Netanyahu ci costringe alla chiarezza delle scelte. Il bla bla inconcludente dei politici nostrani

Caro direttore,

Magari calpestando ogni scrupolo, Netanyahu ci costringe alla chiarezza essenziale delle scelte. Scegliere tra atlantismo e ammiccamenti filorussi, dopo che perfino l’amministrazione Usa più fanfarona della storia ci ha fatto credere che si potessero risolvere le differenze storiche e civili con una pacca sulla spalla. Scegliere tra diritti civili, laici, totali e regimi con tanto di polizia morale, che incarcerano donne, che finanziano e armano terroristi. Scegliere tra un Occidente paraculo, ipocrita e sempre più scialbo e un’idea forte di capitalismo democratico. Scegliere – a sinistra – tra i carri del Pride e le barbe degli ayatollah. Scegliere – a destra – tra la cultura liberale e le vanvere identitarie. Nemmeno tre anni di guerra in Ucraina erano riusciti a metterci davanti allo specchio, tutti convinti di poter continuare a bluffare. Non si poteva pensare che Israele, l’avamposto dell’Occidente nel casino dei pasticci mondiali, lo facesse usando i guanti.

Mario A. Marchi

Caro Mario,
non potrei essere più d’accordo con te. Per dirla con formula abusata – ripresa ieri da Friedrich Merz, che sembra l’unico col sale in zucca tra i governanti europei – Bibi sta facendo il lavoro sporco per tutti noi.

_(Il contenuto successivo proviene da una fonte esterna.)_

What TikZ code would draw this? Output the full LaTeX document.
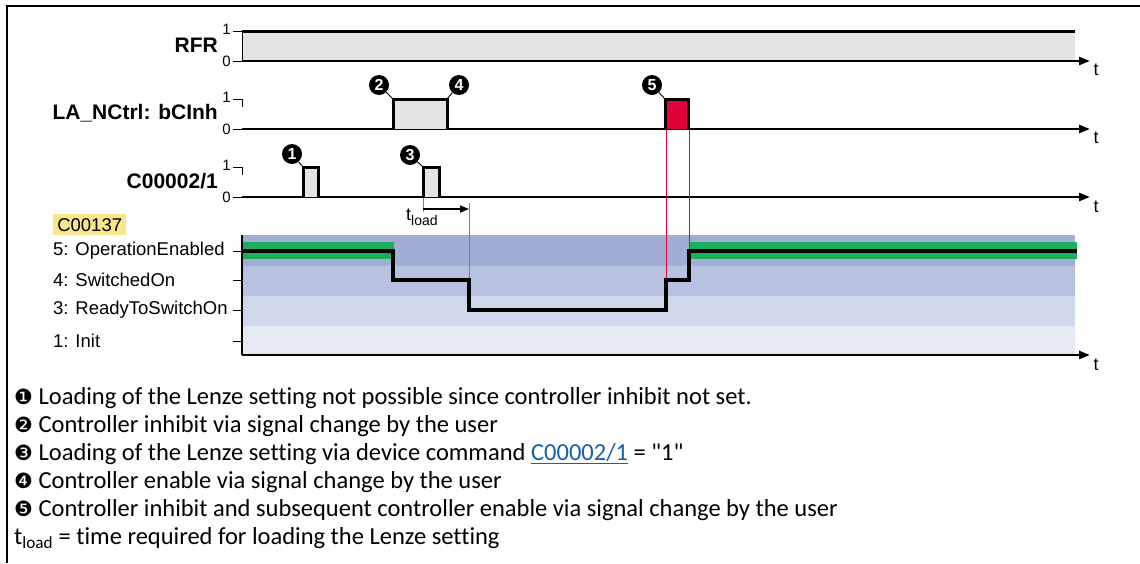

E a nostra insaputa, perché le opinioni pubbliche occidentali sembrano avere del tutto smarrito quei principi (libertà, diritti, democrazia) per i quali Israele sta combattendo, e che tu hai puntigliosamente elencato. Principi che sono l’aria che respiriamo ogni giorno: senza moriremmo, avendoli a disposizione li diamo per scontati, li banalizziamo, finiamo per sputarci sopra, con leggerezza e ingratitudine. Dunque onore a Netanyahu, che al momento è il commander in chief del mondo libero, mille volte più credibile degli sbiaditi e confusi leader che abbiamo visto all’opera ancora ieri al G7, ritratti nelle ridanciane, folkloristiche e ora più che mai insultanti photo opportunities.
Sempre ieri, Bibi, tra un’offensiva militare e l’altra, ha anche assestato una sonora sberla (lui non lo sa, per fortuna sua neppure deve curarsene) ai tanti commentatori, opinionisti e politologi del menga, gufi per mestiere e per vocazione, che dalle nostre parti non solo lo descrivono come un criminale incallito, ma ne decretano da anni la imminente fine politica. Che evidentemente tanto vicina non deve essere, se in mattinata i principali leader israeliani si sono premurati di sostenerlo pubblicamente e con solennità, nell’offensiva contro i tagliagole iraniani. “Siamo una democrazia molto eterogenea, ma sapremo sempre come unirci contro i nostri nemici”, ha detto Lapid, capo dell’opposizione: un concetto magnifico, per chi è costretto a sorbirsi ogni giorno il bla bla inconcludente e rissoso dei politici nostrani. E Golan, leader del partito The Democrats: “Un popolo forte, un esercito determinato e un fronte interno solido. È così che abbiamo sempre vinto, ed è così che vinceremo oggi”. Gente seria questi israeliani, da trattare solo con rispetto e ammirazione. Stanno vincendo per noi, che non ci meritiamo niente.